Proposal for a Michael Jackson Studies department at the University of Kansas
With the movie-adaptation of Don DeLillo’s White Noise coming out in the near future, the question of how literature affects popular culture is once again thrust into the lime-light. In White Noise, The protagonist is head of the Hitler Studies department and doesn’t know a lick of German. I don’t know how to dance, and that is why I’ve written this proposal for a Michael Jackson Studies Program at the University of Kansas:
Dear Chancellor Bob,
I did not fully comprehend the importance of Jacko until a few loose associations came together:
- I once dated a girl whose face was on Michael Jackson’s magazine cover. I had no idea that he had a magazine.
- Thriller might have been cool, but I was traumatized as a child by it. This may explain why I’ve reverted to loving the J5 over “P.Y.T.” or “Billy Jean.”
- Bubbles. Bubbles was the glue that made G-n-R guitarist Slash friends with Mike because of their mutual love of pets.
- My roommate didn’t know how to take a birthday cake with a frosting-composed simulacrum of Jacko’s post-surgical schnoz on top of it.
The previous point was the catalyst for this proposal. Like a blinding flash, Q.E.D., Eureka, I had discovered it! That dancing machine and his uber-chiseled nose on a two-dimensional cake is indicative of everything that makes American culture appear despicably saccharine, ludicrous, superficial and repulsive, yet, oddly glamorous and alluring.

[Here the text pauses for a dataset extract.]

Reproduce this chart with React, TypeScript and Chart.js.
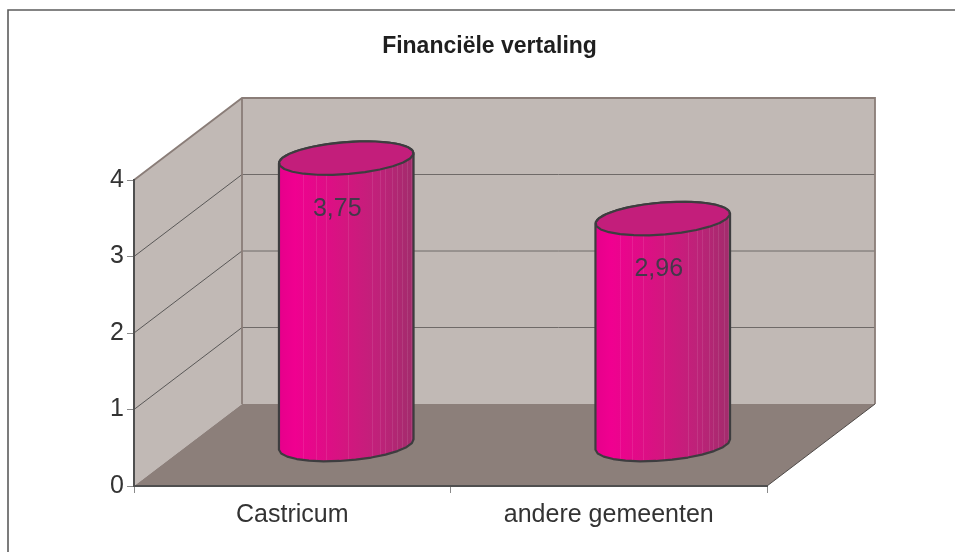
import React, { useEffect, useRef } from "react";
import { Chart, registerables } from "chart.js";

Chart.register(...registerables);

const categories = ["Castricum", "andere gemeenten"];
const values = [3.75, 2.96];
const yTicks = [0, 1, 2, 3, 4];
const title = "Financiële vertaling";

const DX = 108;
const DY = -82;
const BAR_DX = 54;
const BAR_DY = -41;
const RX = 67.5;
const RY = 16;
const TILT = (-4.5 * Math.PI) / 180;
const FACETS = [0.18, 0.275, 0.35, 0.51, 0.69, 0.75, 0.79, 0.84, 0.875, 0.91, 0.95, 0.98];
const LABEL_SHIFT = [-9, -4];
const FONT = "'Liberation Sans', Arial, sans-serif";

function ellipsePoint(cx: number, cy: number, a: number) {
  const px = RX * Math.cos(a);
  const py = RY * Math.sin(a);
  return [cx + px * Math.cos(TILT) - py * Math.sin(TILT), cy + px * Math.sin(TILT) + py * Math.cos(TILT)];
}

function ellipsePath(ctx: CanvasRenderingContext2D, cx: number, cy: number) {
  ctx.beginPath();
  for (let i = 0; i < 26; i++) {
    const [x, y] = ellipsePoint(cx, cy, (i / 26) * Math.PI * 2 + 0.1);
    if (i === 0) ctx.moveTo(x, y);
    else ctx.lineTo(x, y);
  }
  ctx.closePath();
}

function silhouette(ctx: CanvasRenderingContext2D, cx: number, top: number, base: number) {
  ctx.beginPath();
  const steps = 13;
  for (let i = 0; i <= steps; i++) {
    const [x, y] = ellipsePoint(cx, top, Math.PI + (i / steps) * Math.PI);
    if (i === 0) ctx.moveTo(x, y);
    else ctx.lineTo(x, y);
  }
  for (let i = 0; i <= steps; i++) {
    const [x, y] = ellipsePoint(cx, base, (i / steps) * Math.PI);
    ctx.lineTo(x, y);
  }
  ctx.closePath();
}

function bodyGradient(ctx: CanvasRenderingContext2D, cx: number) {
  const g = ctx.createLinearGradient(cx - RX, 0, cx + RX, 0);
  g.addColorStop(0, "#e6008b");
  g.addColorStop(0.12, "#f00090");
  g.addColorStop(0.5, "#d3167f");
  g.addColorStop(0.75, "#be2279");
  g.addColorStop(1, "#a22c6c");
  return g;
}

const scene = {
  id: "scene3d",
  afterLayout(chart: any) {
    if (chart.titleBlock) {
      chart.titleBlock.left = 24;
      chart.titleBlock.right = chart.width;
    }
  },
  beforeDraw(chart: any) {
    const { ctx, chartArea: a, scales } = chart;
    ctx.save();
    ctx.fillStyle = "#ffffff";
    ctx.fillRect(0, 0, chart.width, chart.height);
    ctx.strokeStyle = "#5c5c5c";
    ctx.lineWidth = 1.6;
    ctx.beginPath();
    ctx.moveTo(8, chart.height);
    ctx.lineTo(8, 10);
    ctx.lineTo(chart.width, 10);
    ctx.stroke();
    ctx.restore();

    const y0 = scales.y.getPixelForValue(0);
    const yMax = scales.y.getPixelForValue(yTicks[yTicks.length - 1]);
    ctx.save();
    ctx.fillStyle = "#c1b9b5";
    ctx.fillRect(a.left + DX, yMax + DY, a.width, y0 - yMax);
    ctx.beginPath();
    ctx.moveTo(a.left, y0);
    ctx.lineTo(a.left, yMax);
    ctx.lineTo(a.left + DX, yMax + DY);
    ctx.lineTo(a.left + DX, y0 + DY);
    ctx.closePath();
    ctx.fill();
    ctx.fillStyle = "#8c7f7a";
    ctx.beginPath();
    ctx.moveTo(a.left, y0);
    ctx.lineTo(a.right, y0);
    ctx.lineTo(a.right + DX, y0 + DY);
    ctx.lineTo(a.left + DX, y0 + DY);
    ctx.closePath();
    ctx.fill();
    yTicks.slice(1, -1).forEach((t) => {
      const y = scales.y.getPixelForValue(t);
      ctx.strokeStyle = "#3f3f3f";
      ctx.lineWidth = 0.8;
      ctx.beginPath();
      ctx.moveTo(a.left, y);
      ctx.lineTo(a.left + DX, y + DY);
      ctx.stroke();
      ctx.strokeStyle = "#6f6a68";
      ctx.lineWidth = 1;
      ctx.beginPath();
      ctx.moveTo(a.left + DX, y + DY);
      ctx.lineTo(a.right + DX, y + DY);
      ctx.stroke();
    });
    ctx.strokeStyle = "#8a7d78";
    ctx.lineWidth = 1.8;
    ctx.beginPath();
    ctx.moveTo(a.left, yMax);
    ctx.lineTo(a.left + DX, yMax + DY);
    ctx.lineTo(a.right + DX, yMax + DY);
    ctx.lineTo(a.right + DX, y0 + DY);
    ctx.moveTo(a.left + DX, yMax + DY);
    ctx.lineTo(a.left + DX, y0 + DY);
    ctx.stroke();
    ctx.strokeStyle = "#4f4a48";
    ctx.lineWidth = 1;
    ctx.beginPath();
    ctx.moveTo(a.right, y0);
    ctx.lineTo(a.right + DX, y0 + DY);
    ctx.stroke();
    ctx.restore();
  },
  beforeDatasetDraw(chart: any, args: any) {
    const { ctx } = chart;
    const els = args.meta.data;
    els.forEach((el: any) => {
      const cx = el.x + BAR_DX;
      silhouette(ctx, cx, el.y + BAR_DY, el.base + BAR_DY);
      ctx.fillStyle = bodyGradient(ctx, cx);
      ctx.fill();
    });
    ctx.save();
    ctx.beginPath();
    els.forEach((el: any) => {
      const cx = el.x + BAR_DX;
      const t = el.y + BAR_DY;
      const b = el.base + BAR_DY;
      ctx.moveTo(cx - RX, t + 6);
      ctx.lineTo(cx + RX, t - 6);
      ctx.lineTo(cx + RX, b - 6);
      ctx.lineTo(cx - RX, b + 6);
      ctx.closePath();
    });
    ctx.clip();
    ctx.translate(BAR_DX, BAR_DY);
  },
  afterDatasetDraw(chart: any, args: any) {
    const { ctx } = chart;
    ctx.restore();
    args.meta.data.forEach((el: any, i: number) => {
      const cx = el.x + BAR_DX;
      const top = el.y + BAR_DY;
      const base = el.base + BAR_DY;
      ctx.save();
      silhouette(ctx, cx, top, base);
      ctx.clip();
      ctx.strokeStyle = "rgba(255,255,255,0.09)";
      ctx.lineWidth = 1;
      FACETS.forEach((f) => {
        const x = Math.round(cx - RX + f * 2 * RX) + 0.5;
        ctx.beginPath();
        ctx.moveTo(x, top - 20);
        ctx.lineTo(x, base + 25);
        ctx.stroke();
      });
      ctx.restore();

      ctx.lineJoin = "round";
      ctx.strokeStyle = "#3d3d3f";
      ctx.lineWidth = 2.2;
      silhouette(ctx, cx, top, base);
      ctx.stroke();
      ellipsePath(ctx, cx, top);
      ctx.fillStyle = "#c31e7b";
      ctx.fill();
      ctx.stroke();

      ctx.fillStyle = "#43394a";
      ctx.font = `25px ${FONT}`;
      ctx.textAlign = "center";
      ctx.textBaseline = "middle";
      ctx.fillText(values[i].toFixed(2).replace(".", ","), cx + LABEL_SHIFT[i], top + 51);
    });
  },
};

export default function App() {
  const ref = useRef<HTMLCanvasElement>(null);
  useEffect(() => {
    const chart = new Chart(ref.current!, {
      type: "bar",
      data: {
        labels: categories,
        datasets: [
          {
            data: values,
            barThickness: 135,
            clip: false,
            backgroundColor: (c: any) => {
              if (c.dataIndex === undefined || !c.chart.scales.x) return "#d3167f";
              const x = c.chart.scales.x.getPixelForValue(c.dataIndex);
              return Number.isFinite(x) ? bodyGradient(c.chart.ctx, x) : "#d3167f";
            },
          } as any,
        ],
      },
      options: {
        responsive: false,
        animation: false,
        layout: { padding: { top: 0, right: 188, left: 0, bottom: 0 } },
        plugins: {
          legend: { display: false },
          tooltip: { enabled: false },
          title: {
            display: true,
            text: title,
            color: "#1f1f1f",
            font: { family: FONT, size: 23, weight: "bold" },
            padding: { top: 33.2, bottom: 119.2 },
          },
        },
        scales: {
          x: {
            afterFit: (s: any) => {
              s.height = 66;
            },
            grid: { drawOnChartArea: false, tickLength: 7, color: "#8a8a8a", lineWidth: 1 },
            border: { color: "#4f4f4f", width: 2 },
            ticks: { color: "#333333", font: { family: FONT, size: 25 }, padding: 7, maxRotation: 0 },
          },
          y: {
            min: 0,
            max: 4,
            afterFit: (s: any) => {
              s.width = 134;
            },
            afterBuildTicks: (s: any) => {
              s.ticks = yTicks.map((value) => ({ value }));
            },
            grid: { drawOnChartArea: false, tickLength: 7, color: "#8a8a8a", lineWidth: 1 },
            border: { color: "#4f4f4f", width: 2 },
            ticks: { color: "#333333", font: { family: FONT, size: 25 }, padding: 3 },
          },
        },
      },
      plugins: [scene],
    } as any);
    return () => chart.destroy();
  }, []);
  return (
    <div style={{ position: "absolute", left: 0, top: 0, width: 955, height: 552 }}>
      <canvas ref={ref} width={955} height={552} style={{ display: "block" }} />
    </div>
  );
}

Jackson’s infamy and fame; his innocence and guilt; marriage and pedophilia; opulent wealth and forecasted poverty; blackness and whiteness; adulthood and lack of maturity; natural nose and surgical updates; claims of honesty and obvious omissions of truth; drop the baby or not, these represent all of America’s internal dialogues, conflicts, and perhaps their resolution.
After all, who can argue that they are not in an existential dilemma, when one is faced with cutting a pop god’s deranged facial structure or honoring the iconic status? What would you choose? Do you nibble? Where did this dilemma come from? Is this cake copyrighted? Who actually put him onto the cake? Did they feel as dirty as I imagined? Was it a joke, or in earnest?
I think that we can all recognize that the true origin of this dilemma lies in the ubiquitously residual cultural ramifications of slavery. One need only juxtapose Jacko’s cake-face with Picasso’s ground-breaking cubist painting “Les Demoiselle’s D’avignon” to realize Michael Jackson’s genius. He has cleverly continued the centuries-old dialogue between African culture(specifically African masks), African American identity, and popular American culture.
Further research and funding must be given to this subject. Michael Jackson embodies a large amount of the fences straddled, the metaphorical boundaries, and tensions buttressing American culture. I hope that I have gained your support in making KU, potentially, one of the cultural meccas of the world.